Cette recherche au cours de laquelle les protagonistes du projet creusent dans les couches enfouies de leur mémoire se veut essentiellement archéologique. Avancer à tâtons sur un champ de fouilles est la situation de l’artiste confrontée d’abord au tri puis au réagencement intelligible des fragments retrouvés. Ces fragments retrouvés à l’état de restes ne constituent de toute façon qu’une toute petite partie de l’histoire dont il est question.
Le spectateur ne saurait ici se faire une idée précise de l’époque dont on parle, car les souvenirs, outre qu’ils sont forcément aléatoires, ne dressent aucun portrait réellement exhaustif des évènements historiques.
Cependant, l’usage d’une certaine chronologie permet de réintroduire une cohérence au long d’une ligne essentiellement brisée, trouée de blancs comme les parts manquantes d’un puzzle.
L’importance de ces fragments tenant à leur incomplétude même, ce qui compte ici devient surtout le choc sensible que provoque la mise en relation de points de vue radicalement opposés, et, au sein des contradictions ainsi mises en relief par le montage, au surgissement inattendu de tel ou tel emboîtement.
Si le travail s’est noué en accordant d’emblée une prééminence au témoignage, le montage, s’appuyant sur cette particularité, s’appuie sur une dissociation entre image et son.

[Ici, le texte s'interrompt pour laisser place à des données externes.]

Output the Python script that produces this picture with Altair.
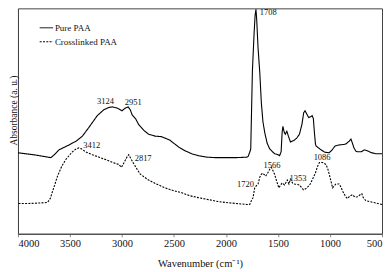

En réalité, ce « décollement » est censé réfléchir la notion de hors-champ. Le hors-champ ce n’est pas seulement ce qui est à l’extérieur du cadre visuel mais la façon dont le son joue avec l’image, le vu avec l’entendu. Ce jeu de tensions, tiraillements, décalages, est un autre type de contrat narratif passé avec le spectateur.
Cette recomposition de récits s’offre ici de facto comme un espace de géographie psychique visant à une écriture singulière de l’histoire. Il s’agit d’esquisser un paysage propre, loin du discours convenu des mémoires et des mémoriaux officiels.